■ Objective:
Restate the whole listing word for word. Pictures are left out.

===== Provided material

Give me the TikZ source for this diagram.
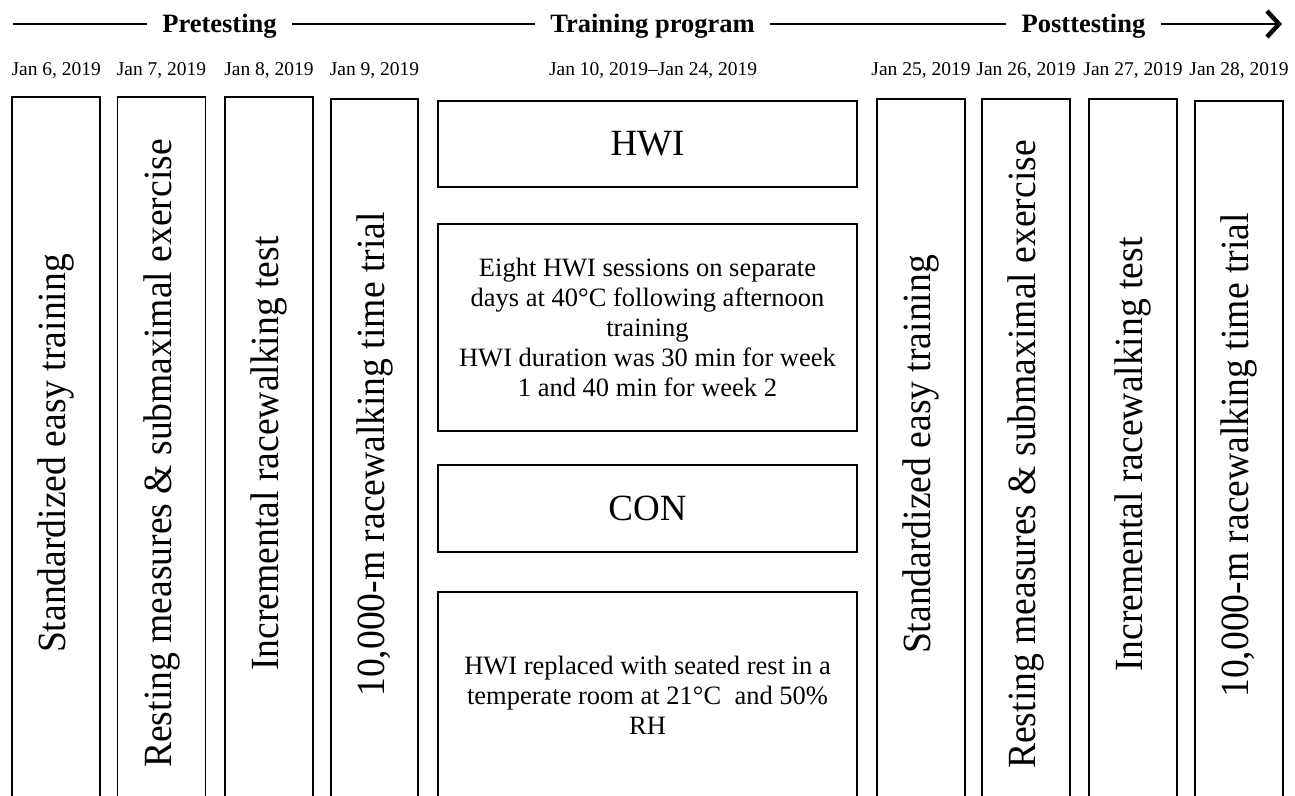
\documentclass[tikz,border=0pt]{standalone}
\usepackage{fontspec}
\setmainfont{Liberation Serif}
\newfontfamily\vfont[FakeStretch=0.94]{Liberation Serif}
\usetikzlibrary{arrows.meta}
\begin{document}
\begin{tikzpicture}[x=1pt,y=-1pt,
  vbox/.style={draw, line width=1.6pt, rotate=90, minimum height=88pt, inner sep=0pt,
    font=\vfont\fontsize{40}{46}\selectfont},
  mbox/.style={draw, line width=1.6pt, minimum width=419pt, inner sep=0pt, align=center},
  bigtxt/.style={font=\fontsize{37}{42}\selectfont},
  smalltxt/.style={font=\fontsize{26.5}{30}\selectfont},
  datetxt/.style={anchor=base, inner sep=0pt, font=\fontsize{19.5}{22}\selectfont},
  phase/.style={anchor=base, inner xsep=15pt, inner ysep=0pt, font=\bfseries\fontsize{26.5}{30}\selectfont},
  rule/.style={line width=1.5pt}]
\useasboundingbox (0,0) rectangle (1295,795);

% phase headers
\node[phase] (pre) at (219.5,32) {Pretesting};
\node[phase] (train) at (652.5,32) {Training program};
\node[phase] (post) at (1083.5,32) {Posttesting};
\coordinate (ls) at (13,24);
\coordinate (le) at (1282,24);
\draw[rule] (ls) -- (ls -| pre.west);
\draw[rule] (pre.east |- ls) -- (ls -| train.west);
\draw[rule] (train.east |- ls) -- (ls -| post.west);
\draw[rule, -{Straight Barb[length=12pt,width=26pt,line width=4.5pt]}] (post.east |- ls) -- (le);

% dates
\node[datetxt] (d1) at (56.25,75) {Jan 6, 2019};
\node[datetxt] (d2) at (161.5,75) {Jan 7, 2019};
\node[datetxt] (d3) at (269,75) {Jan 8, 2019};
\node[datetxt] (d4) at (374.5,75) {Jan 9, 2019};
\node[datetxt] (dm) at (653,75) {Jan 10, 2019--Jan 24, 2019};
\node[datetxt] (d5) at (921,75) {Jan 25, 2019};
\node[datetxt] (d6) at (1026,75) {Jan 26, 2019};
\node[datetxt] (d7) at (1133,75) {Jan 27, 2019};
\node[datetxt] (d8) at (1239,75) {Jan 28, 2019};

% vertical boxes (open below the page edge)
\node[vbox, minimum width=713pt] (b1) at (56.25,453.5) {Standardized easy training};
\node[vbox, minimum width=713pt] (b2) at (161.5,453.5) {Resting measures \& submaximal exercise};
\node[vbox, minimum width=713pt] (b3) at (269,453.5) {Incremental racewalking test};
\node[vbox, minimum width=711pt, minimum height=87pt] (b4) at (374.5,454.5) {10,000-m racewalking time trial};
\node[vbox, minimum width=711pt] (b5) at (921,454.5) {Standardized easy training};
\node[vbox, minimum width=711pt] (b6) at (1026,454.5) {Resting measures \& submaximal exercise};
\node[vbox, minimum width=711pt] (b7) at (1133,454.5) {Incremental racewalking test};
\node[vbox, minimum width=709pt] (b8) at (1239,455.5) {10,000-m racewalking time trial};

% training program column
\node[mbox, bigtxt, minimum height=86pt] (hwi) at (647.5,144) {HWI};
\node[mbox, smalltxt, minimum height=207pt] (hwid) at (647.5,327.5)
  {Eight HWI sessions on separate\\days at 40°C following afternoon\\training\\HWI duration was 30 min for week\\1 and 40 min for week 2};
\node[mbox, bigtxt, minimum height=87pt] (con) at (647.5,508.5) {CON};
\node[mbox, smalltxt, minimum height=206pt] (cond) at (647.5,695)
  {HWI replaced with seated rest in a\\temperate room at 21°C\ \ and 50\%\\RH};
\end{tikzpicture}
\end{document}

==========

■ Task output:
Give me the TikZ source for this diagram.
\documentclass[tikz,border=0pt]{standalone}
\usepackage{fontspec}
\setmainfont{Liberation Serif}
\newfontfamily\vfont[FakeStretch=0.94]{Liberation Serif}
\usetikzlibrary{arrows.meta}
\begin{document}
\begin{tikzpicture}[x=1pt,y=-1pt,
  vbox/.style={draw, line width=1.6pt, rotate=90, minimum height=88pt, inner sep=0pt,
    font=\vfont\fontsize{40}{46}\selectfont},
  mbox/.style={draw, line width=1.6pt, minimum width=419pt, inner sep=0pt, align=center},
  bigtxt/.style={font=\fontsize{37}{42}\selectfont},
  smalltxt/.style={font=\fontsize{26.5}{30}\selectfont},
  datetxt/.style={anchor=base, inner sep=0pt, font=\fontsize{19.5}{22}\selectfont},
  phase/.style={anchor=base, inner xsep=15pt, inner ysep=0pt, font=\bfseries\fontsize{26.5}{30}\selectfont},
  rule/.style={line width=1.5pt}]
\useasboundingbox (0,0) rectangle (1295,795);

% phase headers
\node[phase] (pre) at (219.5,32) {Pretesting};
\node[phase] (train) at (652.5,32) {Training program};
\node[phase] (post) at (1083.5,32) {Posttesting};
\coordinate (ls) at (13,24);
\coordinate (le) at (1282,24);
\draw[rule] (ls) -- (ls -| pre.west);
\draw[rule] (pre.east |- ls) -- (ls -| train.west);
\draw[rule] (train.east |- ls) -- (ls -| post.west);
\draw[rule, -{Straight Barb[length=12pt,width=26pt,line width=4.5pt]}] (post.east |- ls) -- (le);

% dates
\node[datetxt] (d1) at (56.25,75) {Jan 6, 2019};
\node[datetxt] (d2) at (161.5,75) {Jan 7, 2019};
\node[datetxt] (d3) at (269,75) {Jan 8, 2019};
\node[datetxt] (d4) at (374.5,75) {Jan 9, 2019};
\node[datetxt] (dm) at (653,75) {Jan 10, 2019--Jan 24, 2019};
\node[datetxt] (d5) at (921,75) {Jan 25, 2019};
\node[datetxt] (d6) at (1026,75) {Jan 26, 2019};
\node[datetxt] (d7) at (1133,75) {Jan 27, 2019};
\node[datetxt] (d8) at (1239,75) {Jan 28, 2019};

% vertical boxes (open below the page edge)
\node[vbox, minimum width=713pt] (b1) at (56.25,453.5) {Standardized easy training};
\node[vbox, minimum width=713pt] (b2) at (161.5,453.5) {Resting measures \& submaximal exercise};
\node[vbox, minimum width=713pt] (b3) at (269,453.5) {Incremental racewalking test};
\node[vbox, minimum width=711pt, minimum height=87pt] (b4) at (374.5,454.5) {10,000-m racewalking time trial};
\node[vbox, minimum width=711pt] (b5) at (921,454.5) {Standardized easy training};
\node[vbox, minimum width=711pt] (b6) at (1026,454.5) {Resting measures \& submaximal exercise};
\node[vbox, minimum width=711pt] (b7) at (1133,454.5) {Incremental racewalking test};
\node[vbox, minimum width=709pt] (b8) at (1239,455.5) {10,000-m racewalking time trial};

% training program column
\node[mbox, bigtxt, minimum height=86pt] (hwi) at (647.5,144) {HWI};
\node[mbox, smalltxt, minimum height=207pt] (hwid) at (647.5,327.5)
  {Eight HWI sessions on separate\\days at 40°C following afternoon\\training\\HWI duration was 30 min for week\\1 and 40 min for week 2};
\node[mbox, bigtxt, minimum height=87pt] (con) at (647.5,508.5) {CON};
\node[mbox, smalltxt, minimum height=206pt] (cond) at (647.5,695)
  {HWI replaced with seated rest in a\\temperate room at 21°C\ \ and 50\%\\RH};
\end{tikzpicture}
\end{document}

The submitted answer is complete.